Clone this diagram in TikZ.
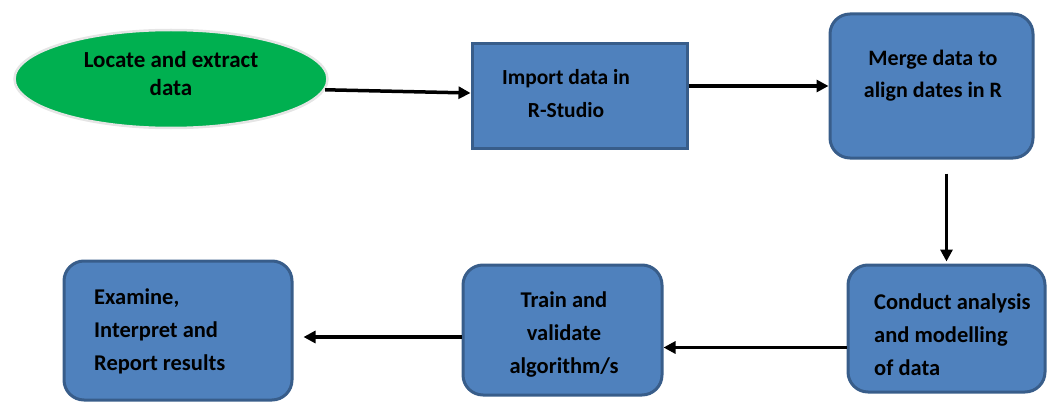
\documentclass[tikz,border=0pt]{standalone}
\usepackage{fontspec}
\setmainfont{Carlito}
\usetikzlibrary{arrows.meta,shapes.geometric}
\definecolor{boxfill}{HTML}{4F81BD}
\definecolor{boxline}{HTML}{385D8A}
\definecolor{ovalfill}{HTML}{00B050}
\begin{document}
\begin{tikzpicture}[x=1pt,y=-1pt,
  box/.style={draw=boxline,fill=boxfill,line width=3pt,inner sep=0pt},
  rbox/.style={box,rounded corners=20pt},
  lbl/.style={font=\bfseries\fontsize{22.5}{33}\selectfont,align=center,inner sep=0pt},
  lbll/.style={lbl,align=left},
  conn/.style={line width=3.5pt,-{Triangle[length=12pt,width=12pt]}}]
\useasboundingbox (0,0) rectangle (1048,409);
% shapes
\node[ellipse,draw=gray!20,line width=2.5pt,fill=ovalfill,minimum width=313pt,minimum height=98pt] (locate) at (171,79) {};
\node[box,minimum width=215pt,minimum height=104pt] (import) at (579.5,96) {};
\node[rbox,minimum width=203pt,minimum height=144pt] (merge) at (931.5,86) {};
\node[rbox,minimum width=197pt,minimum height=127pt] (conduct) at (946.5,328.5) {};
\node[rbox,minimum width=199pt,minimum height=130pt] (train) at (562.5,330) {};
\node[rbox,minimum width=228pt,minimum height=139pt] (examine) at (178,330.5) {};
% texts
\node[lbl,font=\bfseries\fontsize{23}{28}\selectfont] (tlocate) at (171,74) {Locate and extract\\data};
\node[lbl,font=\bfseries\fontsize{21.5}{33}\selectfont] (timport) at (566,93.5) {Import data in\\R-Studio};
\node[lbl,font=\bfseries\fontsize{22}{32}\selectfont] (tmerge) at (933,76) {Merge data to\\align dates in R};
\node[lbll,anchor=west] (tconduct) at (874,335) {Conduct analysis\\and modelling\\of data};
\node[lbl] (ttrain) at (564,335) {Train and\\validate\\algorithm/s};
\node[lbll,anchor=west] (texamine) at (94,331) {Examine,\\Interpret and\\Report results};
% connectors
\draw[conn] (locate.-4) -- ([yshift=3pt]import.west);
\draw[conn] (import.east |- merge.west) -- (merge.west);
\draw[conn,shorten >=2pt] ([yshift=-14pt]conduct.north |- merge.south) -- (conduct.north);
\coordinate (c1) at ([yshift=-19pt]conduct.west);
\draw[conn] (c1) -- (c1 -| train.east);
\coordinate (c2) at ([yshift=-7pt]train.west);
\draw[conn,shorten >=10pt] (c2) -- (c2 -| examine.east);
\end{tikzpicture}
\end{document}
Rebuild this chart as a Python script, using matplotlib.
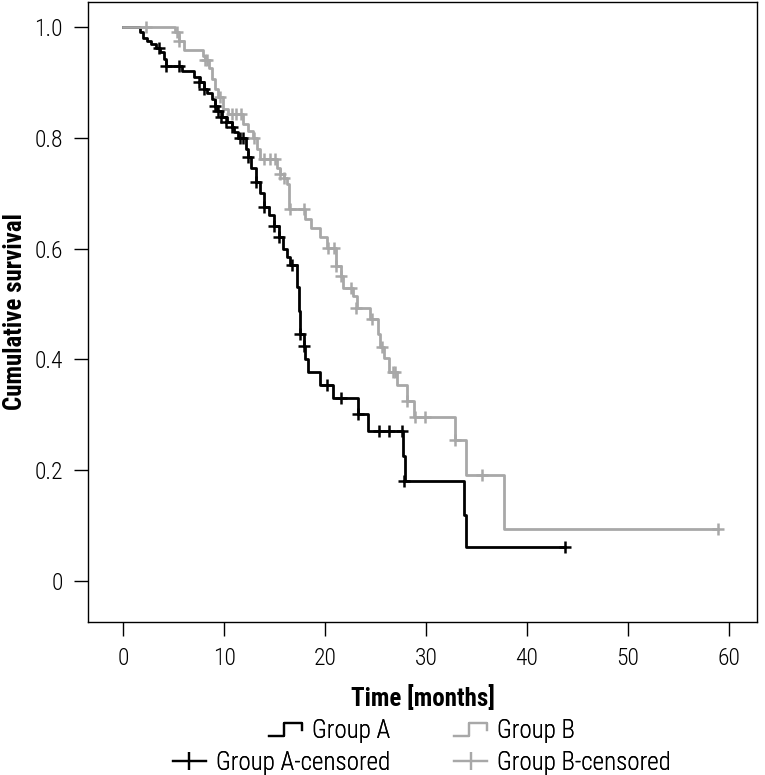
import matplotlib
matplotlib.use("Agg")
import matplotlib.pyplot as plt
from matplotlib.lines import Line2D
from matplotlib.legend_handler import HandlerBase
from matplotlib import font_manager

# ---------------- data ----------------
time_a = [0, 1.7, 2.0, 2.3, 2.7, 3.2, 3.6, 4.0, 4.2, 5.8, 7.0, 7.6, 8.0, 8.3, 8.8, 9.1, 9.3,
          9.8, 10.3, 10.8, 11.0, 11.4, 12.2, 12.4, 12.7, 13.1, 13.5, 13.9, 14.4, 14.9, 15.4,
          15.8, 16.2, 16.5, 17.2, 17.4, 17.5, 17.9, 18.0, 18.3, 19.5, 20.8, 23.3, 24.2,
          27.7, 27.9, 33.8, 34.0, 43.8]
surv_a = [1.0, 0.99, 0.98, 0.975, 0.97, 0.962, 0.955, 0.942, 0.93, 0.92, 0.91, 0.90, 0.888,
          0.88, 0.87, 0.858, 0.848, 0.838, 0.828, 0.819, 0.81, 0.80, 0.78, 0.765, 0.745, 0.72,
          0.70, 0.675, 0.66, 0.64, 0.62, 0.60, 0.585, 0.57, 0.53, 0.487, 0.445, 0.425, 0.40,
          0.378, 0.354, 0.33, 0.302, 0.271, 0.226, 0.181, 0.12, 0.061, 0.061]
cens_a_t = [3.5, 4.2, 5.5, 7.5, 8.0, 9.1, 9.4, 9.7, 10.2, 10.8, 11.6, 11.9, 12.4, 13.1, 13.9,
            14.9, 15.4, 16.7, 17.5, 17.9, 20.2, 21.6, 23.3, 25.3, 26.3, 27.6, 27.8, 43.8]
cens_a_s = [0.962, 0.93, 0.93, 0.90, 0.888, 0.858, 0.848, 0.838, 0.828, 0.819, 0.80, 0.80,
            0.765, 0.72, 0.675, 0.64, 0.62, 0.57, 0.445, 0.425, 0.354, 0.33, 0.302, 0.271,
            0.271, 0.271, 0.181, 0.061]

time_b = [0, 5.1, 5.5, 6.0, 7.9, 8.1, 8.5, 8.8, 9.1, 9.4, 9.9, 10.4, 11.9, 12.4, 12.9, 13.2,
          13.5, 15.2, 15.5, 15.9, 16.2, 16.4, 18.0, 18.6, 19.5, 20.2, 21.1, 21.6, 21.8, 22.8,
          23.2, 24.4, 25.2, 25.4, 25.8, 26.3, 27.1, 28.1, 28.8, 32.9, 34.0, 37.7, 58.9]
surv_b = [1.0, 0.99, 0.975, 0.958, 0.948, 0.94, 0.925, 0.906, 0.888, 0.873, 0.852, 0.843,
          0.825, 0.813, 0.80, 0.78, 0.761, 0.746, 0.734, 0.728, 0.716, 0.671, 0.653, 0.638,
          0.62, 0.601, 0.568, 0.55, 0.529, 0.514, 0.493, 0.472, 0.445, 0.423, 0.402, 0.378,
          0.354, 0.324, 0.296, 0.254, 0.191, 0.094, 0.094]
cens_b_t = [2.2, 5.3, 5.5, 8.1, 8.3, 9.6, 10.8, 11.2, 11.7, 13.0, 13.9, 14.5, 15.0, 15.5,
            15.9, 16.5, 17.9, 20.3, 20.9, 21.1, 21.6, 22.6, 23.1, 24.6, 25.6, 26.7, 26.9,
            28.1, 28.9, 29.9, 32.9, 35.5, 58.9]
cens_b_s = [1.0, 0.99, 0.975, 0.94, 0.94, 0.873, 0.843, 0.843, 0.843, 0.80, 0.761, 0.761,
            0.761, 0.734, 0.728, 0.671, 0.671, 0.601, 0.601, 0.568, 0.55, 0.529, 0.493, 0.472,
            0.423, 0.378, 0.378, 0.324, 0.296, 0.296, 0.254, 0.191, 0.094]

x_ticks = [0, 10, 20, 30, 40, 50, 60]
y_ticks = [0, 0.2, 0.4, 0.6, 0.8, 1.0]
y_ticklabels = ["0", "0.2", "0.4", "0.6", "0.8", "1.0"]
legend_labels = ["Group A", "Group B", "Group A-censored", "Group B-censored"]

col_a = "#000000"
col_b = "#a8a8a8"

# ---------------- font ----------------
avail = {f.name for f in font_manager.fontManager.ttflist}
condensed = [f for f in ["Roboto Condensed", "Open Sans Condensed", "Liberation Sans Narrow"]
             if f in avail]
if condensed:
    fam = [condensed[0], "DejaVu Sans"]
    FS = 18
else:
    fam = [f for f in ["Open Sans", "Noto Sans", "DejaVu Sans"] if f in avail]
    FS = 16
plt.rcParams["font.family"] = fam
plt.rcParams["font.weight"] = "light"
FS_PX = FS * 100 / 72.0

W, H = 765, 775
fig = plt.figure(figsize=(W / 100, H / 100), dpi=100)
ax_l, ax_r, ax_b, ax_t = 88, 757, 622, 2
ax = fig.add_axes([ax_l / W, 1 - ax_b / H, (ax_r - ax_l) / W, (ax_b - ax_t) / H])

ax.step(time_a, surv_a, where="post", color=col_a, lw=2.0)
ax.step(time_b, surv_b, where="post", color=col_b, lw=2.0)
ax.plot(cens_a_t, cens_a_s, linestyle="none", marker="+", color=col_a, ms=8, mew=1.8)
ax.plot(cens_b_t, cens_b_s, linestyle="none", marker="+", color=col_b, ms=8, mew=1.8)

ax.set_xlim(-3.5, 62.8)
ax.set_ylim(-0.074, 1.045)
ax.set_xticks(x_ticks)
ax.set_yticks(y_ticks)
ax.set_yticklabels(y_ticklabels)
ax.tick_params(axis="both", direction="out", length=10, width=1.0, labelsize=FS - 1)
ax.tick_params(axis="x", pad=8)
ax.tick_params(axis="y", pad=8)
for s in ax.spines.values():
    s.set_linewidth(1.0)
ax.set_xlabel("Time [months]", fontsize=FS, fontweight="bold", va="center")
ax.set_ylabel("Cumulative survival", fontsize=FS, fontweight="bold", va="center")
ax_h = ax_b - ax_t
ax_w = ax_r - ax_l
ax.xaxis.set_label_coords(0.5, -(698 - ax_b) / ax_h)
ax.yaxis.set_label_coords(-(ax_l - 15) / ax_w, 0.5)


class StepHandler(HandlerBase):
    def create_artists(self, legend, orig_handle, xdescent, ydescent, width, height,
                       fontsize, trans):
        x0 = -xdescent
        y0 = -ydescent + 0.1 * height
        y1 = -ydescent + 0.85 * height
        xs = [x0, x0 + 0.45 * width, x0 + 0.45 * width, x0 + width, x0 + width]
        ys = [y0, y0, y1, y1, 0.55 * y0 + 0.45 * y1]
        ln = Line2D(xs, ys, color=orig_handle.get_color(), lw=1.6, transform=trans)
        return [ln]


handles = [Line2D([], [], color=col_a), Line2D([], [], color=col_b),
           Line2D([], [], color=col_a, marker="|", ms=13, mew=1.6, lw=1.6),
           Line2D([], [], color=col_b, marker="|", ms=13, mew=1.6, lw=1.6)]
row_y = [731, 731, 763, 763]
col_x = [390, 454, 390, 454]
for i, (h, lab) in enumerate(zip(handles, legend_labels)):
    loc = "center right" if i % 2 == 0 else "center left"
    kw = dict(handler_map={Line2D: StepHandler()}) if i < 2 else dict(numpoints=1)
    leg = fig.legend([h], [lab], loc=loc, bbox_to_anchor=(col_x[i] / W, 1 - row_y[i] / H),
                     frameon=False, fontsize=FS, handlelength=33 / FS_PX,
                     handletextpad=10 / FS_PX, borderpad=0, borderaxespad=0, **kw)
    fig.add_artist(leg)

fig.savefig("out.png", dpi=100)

## [YOUR INSTRUCTIONS]
The first line to copy holds "Rebuild this chart", and the last holds "from matplotlib import font_manager". Copy them and the lines between exactly, leaving out pictures.

## [EXPECTED ANSWER]
Rebuild this chart as a Python script, using matplotlib.
import matplotlib
matplotlib.use("Agg")
import matplotlib.pyplot as plt
from matplotlib.lines import Line2D
from matplotlib.legend_handler import HandlerBase
from matplotlib import font_manager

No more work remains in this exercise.